Supplied data:
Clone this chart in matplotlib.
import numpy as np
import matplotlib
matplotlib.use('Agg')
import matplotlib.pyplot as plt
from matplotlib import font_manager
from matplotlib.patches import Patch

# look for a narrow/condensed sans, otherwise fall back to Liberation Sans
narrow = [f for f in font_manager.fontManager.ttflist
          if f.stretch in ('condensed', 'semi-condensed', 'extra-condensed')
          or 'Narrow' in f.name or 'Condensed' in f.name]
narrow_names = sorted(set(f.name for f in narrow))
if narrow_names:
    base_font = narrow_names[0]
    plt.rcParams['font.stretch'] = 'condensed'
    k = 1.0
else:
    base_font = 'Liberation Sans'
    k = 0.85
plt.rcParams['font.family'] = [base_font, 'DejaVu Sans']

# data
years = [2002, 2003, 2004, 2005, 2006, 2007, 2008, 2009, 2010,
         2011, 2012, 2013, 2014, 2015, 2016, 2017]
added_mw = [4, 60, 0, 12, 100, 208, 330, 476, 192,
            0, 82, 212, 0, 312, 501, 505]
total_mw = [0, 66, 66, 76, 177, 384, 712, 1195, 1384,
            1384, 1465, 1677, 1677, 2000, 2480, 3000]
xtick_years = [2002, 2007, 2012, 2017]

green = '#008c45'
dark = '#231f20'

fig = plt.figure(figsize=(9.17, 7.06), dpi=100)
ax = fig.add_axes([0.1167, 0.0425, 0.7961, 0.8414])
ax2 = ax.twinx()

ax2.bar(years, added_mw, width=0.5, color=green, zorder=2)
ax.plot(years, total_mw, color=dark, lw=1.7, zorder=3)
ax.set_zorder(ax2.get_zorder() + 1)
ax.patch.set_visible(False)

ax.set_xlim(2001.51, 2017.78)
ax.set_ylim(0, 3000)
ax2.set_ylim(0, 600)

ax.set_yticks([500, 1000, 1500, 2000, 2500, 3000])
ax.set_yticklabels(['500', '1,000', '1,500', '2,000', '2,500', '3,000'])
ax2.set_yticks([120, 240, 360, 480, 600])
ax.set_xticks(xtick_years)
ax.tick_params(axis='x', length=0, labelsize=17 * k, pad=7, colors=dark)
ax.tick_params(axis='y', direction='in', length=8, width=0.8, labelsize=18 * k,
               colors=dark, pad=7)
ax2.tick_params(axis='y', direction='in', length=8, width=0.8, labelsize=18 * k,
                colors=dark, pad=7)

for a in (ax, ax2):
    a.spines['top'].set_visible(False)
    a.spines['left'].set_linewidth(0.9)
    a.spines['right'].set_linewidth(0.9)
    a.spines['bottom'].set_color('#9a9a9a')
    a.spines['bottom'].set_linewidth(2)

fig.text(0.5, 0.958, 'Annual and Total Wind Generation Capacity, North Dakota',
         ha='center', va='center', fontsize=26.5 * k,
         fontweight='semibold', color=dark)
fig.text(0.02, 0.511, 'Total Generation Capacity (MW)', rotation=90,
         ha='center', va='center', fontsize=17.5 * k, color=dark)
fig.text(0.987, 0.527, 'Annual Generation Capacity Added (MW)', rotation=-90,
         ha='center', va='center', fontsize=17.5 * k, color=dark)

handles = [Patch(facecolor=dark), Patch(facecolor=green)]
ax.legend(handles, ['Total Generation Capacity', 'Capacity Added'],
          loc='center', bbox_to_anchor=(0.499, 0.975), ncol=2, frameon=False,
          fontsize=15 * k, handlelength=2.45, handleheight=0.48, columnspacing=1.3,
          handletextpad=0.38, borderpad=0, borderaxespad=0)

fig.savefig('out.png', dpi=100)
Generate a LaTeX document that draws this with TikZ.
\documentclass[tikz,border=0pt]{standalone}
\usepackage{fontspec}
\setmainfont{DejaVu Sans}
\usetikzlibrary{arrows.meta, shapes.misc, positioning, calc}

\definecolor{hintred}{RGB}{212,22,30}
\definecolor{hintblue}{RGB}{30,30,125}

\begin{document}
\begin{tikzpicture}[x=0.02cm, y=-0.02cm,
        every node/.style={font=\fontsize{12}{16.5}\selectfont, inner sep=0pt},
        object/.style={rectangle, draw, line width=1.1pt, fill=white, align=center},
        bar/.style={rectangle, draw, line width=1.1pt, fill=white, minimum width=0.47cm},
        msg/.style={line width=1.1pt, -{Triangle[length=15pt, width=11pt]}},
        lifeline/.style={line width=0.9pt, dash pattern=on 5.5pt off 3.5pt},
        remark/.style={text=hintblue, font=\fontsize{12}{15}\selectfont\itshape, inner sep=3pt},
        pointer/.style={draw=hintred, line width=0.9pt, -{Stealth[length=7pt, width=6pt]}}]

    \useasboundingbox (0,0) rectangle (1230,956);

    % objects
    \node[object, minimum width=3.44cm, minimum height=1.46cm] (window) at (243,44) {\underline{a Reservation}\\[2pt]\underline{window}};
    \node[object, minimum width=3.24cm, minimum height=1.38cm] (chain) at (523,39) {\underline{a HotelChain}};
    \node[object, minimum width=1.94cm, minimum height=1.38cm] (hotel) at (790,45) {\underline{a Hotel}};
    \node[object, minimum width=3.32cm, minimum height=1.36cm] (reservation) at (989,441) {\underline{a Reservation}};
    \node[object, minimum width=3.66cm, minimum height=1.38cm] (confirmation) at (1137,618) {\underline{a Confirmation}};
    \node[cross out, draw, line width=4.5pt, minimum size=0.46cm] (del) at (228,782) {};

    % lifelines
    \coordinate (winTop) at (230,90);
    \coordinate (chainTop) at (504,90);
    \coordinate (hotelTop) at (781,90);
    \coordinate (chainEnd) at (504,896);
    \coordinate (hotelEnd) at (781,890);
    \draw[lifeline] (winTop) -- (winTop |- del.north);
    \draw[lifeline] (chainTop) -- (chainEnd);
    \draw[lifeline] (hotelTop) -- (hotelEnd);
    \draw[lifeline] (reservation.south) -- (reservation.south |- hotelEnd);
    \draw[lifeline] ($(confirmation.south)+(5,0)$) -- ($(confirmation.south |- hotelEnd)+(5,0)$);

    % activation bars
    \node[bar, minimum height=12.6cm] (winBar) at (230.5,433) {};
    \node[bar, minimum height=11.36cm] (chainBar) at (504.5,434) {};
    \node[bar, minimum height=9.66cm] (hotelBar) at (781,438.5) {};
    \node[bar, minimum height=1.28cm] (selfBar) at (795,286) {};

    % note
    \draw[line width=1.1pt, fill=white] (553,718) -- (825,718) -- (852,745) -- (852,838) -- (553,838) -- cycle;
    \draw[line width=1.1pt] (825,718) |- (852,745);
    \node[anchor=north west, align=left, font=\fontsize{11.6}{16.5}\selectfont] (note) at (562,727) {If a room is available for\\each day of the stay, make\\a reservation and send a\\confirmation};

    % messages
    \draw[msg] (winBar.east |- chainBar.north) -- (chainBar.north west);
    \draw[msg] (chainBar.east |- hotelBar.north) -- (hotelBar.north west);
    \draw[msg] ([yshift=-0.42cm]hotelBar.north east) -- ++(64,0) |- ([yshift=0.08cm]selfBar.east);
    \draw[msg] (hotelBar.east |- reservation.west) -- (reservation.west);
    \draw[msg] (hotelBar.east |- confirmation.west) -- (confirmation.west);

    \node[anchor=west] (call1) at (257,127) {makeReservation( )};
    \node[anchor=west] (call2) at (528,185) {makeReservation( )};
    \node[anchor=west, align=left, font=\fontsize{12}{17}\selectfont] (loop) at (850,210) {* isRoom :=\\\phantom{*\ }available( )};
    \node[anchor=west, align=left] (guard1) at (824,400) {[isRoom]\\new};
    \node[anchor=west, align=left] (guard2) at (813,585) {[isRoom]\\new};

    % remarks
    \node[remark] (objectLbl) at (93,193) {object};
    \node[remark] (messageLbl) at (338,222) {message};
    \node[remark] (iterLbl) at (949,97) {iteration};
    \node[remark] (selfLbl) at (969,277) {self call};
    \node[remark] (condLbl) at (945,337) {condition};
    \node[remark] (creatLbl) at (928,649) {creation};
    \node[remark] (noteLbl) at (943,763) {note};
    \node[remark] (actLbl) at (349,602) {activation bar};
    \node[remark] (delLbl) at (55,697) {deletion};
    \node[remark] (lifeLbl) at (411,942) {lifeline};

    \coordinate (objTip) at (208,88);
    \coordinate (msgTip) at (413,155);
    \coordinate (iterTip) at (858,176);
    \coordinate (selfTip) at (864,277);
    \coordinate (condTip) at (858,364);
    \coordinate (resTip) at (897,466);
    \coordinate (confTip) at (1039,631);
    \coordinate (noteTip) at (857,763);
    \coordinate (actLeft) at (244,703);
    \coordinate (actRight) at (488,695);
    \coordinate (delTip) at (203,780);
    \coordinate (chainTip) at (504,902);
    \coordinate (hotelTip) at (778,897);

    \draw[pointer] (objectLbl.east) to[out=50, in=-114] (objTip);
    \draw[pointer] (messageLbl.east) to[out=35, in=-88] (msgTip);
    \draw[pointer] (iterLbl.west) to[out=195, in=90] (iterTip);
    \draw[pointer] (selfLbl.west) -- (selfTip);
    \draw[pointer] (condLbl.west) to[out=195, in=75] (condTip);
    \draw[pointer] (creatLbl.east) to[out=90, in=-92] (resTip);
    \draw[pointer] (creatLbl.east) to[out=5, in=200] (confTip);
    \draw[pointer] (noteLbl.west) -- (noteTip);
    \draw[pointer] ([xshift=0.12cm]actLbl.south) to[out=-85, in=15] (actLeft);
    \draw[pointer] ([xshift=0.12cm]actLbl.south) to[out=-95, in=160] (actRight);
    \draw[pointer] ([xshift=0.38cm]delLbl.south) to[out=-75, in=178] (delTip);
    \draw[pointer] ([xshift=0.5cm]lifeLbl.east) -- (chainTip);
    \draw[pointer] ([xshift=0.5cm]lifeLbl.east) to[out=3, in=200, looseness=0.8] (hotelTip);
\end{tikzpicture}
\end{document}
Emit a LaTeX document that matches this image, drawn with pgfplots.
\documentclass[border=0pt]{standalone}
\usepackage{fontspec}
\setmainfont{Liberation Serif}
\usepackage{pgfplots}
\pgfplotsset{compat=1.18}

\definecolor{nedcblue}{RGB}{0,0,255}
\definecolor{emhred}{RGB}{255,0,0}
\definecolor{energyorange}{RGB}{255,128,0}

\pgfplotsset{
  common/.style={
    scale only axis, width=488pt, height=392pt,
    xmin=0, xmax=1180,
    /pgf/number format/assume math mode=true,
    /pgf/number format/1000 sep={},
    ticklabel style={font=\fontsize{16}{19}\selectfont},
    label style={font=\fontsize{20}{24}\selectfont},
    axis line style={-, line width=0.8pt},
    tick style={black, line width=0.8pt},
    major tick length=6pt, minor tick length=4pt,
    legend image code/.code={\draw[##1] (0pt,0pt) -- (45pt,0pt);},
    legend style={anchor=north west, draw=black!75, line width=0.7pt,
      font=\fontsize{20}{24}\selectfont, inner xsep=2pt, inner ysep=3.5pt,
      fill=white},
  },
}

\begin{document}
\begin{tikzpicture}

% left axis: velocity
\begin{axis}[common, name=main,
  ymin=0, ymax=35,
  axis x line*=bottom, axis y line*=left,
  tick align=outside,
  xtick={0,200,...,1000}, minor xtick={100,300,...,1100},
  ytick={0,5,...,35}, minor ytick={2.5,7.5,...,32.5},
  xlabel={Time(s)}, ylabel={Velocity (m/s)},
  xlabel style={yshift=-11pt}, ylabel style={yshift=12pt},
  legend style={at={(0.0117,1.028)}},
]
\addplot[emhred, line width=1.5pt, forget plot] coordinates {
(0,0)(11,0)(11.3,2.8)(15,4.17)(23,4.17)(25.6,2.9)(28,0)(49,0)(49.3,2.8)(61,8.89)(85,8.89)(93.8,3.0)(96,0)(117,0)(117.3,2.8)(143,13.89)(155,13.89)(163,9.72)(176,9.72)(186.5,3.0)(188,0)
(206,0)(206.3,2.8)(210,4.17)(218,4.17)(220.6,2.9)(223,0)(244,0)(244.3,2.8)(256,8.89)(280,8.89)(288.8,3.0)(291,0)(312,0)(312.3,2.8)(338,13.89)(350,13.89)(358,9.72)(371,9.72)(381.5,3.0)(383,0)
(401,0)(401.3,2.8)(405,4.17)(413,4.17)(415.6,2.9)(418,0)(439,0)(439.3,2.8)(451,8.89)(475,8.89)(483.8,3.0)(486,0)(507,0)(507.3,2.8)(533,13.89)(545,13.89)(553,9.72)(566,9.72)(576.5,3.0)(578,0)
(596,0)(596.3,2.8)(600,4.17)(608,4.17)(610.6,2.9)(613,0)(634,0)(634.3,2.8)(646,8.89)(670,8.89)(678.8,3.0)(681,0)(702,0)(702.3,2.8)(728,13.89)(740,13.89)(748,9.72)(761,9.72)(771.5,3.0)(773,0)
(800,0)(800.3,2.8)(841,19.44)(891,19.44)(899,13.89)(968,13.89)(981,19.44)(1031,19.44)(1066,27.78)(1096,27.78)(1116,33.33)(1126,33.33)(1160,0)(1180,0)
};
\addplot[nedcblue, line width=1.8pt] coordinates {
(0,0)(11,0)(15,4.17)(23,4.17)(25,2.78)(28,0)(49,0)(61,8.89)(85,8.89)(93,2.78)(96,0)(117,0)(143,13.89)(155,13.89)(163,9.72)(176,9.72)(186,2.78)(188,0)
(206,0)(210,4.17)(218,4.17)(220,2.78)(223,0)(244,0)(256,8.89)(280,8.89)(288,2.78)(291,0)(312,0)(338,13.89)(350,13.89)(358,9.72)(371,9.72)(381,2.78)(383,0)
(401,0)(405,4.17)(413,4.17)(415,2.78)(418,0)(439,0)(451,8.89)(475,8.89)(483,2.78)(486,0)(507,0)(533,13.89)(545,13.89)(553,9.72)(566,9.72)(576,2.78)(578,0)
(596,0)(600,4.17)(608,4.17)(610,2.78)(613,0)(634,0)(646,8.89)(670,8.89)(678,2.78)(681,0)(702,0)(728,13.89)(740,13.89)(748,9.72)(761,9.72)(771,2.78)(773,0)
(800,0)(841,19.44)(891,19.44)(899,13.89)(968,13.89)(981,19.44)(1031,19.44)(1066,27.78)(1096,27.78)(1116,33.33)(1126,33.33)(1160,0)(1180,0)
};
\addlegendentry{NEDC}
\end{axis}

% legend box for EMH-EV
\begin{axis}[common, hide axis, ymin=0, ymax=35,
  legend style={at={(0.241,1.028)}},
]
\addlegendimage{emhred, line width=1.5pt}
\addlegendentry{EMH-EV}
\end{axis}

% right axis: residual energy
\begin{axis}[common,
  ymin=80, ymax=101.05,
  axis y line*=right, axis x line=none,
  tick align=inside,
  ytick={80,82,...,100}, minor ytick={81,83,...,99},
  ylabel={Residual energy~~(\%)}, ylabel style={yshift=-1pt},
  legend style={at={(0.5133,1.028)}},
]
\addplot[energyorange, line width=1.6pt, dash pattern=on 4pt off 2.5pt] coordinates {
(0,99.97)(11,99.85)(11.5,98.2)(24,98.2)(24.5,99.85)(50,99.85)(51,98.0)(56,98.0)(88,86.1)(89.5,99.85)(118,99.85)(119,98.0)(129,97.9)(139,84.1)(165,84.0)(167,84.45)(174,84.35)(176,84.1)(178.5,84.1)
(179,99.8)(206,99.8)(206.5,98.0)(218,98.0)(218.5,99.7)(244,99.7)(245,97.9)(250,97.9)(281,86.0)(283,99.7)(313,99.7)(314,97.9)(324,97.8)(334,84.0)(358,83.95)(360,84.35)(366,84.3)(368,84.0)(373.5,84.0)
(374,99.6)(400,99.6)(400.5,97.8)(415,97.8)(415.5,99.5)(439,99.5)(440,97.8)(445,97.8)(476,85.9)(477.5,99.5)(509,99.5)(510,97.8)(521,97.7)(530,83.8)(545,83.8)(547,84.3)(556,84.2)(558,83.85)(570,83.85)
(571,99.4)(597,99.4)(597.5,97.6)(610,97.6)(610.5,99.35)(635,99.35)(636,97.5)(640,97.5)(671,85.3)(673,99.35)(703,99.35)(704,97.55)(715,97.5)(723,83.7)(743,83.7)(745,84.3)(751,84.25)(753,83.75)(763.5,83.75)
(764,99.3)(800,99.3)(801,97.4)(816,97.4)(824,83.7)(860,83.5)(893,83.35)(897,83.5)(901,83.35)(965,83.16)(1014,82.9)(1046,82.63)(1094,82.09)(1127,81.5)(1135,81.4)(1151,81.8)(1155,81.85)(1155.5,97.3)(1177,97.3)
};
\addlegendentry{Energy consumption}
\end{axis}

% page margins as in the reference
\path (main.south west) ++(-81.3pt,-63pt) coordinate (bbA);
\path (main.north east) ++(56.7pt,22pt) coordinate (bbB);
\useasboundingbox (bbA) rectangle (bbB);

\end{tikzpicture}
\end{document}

Work to complete: Say how many lines in the records hold "chart", with the number as the whole reply.

Answer to this problem: 1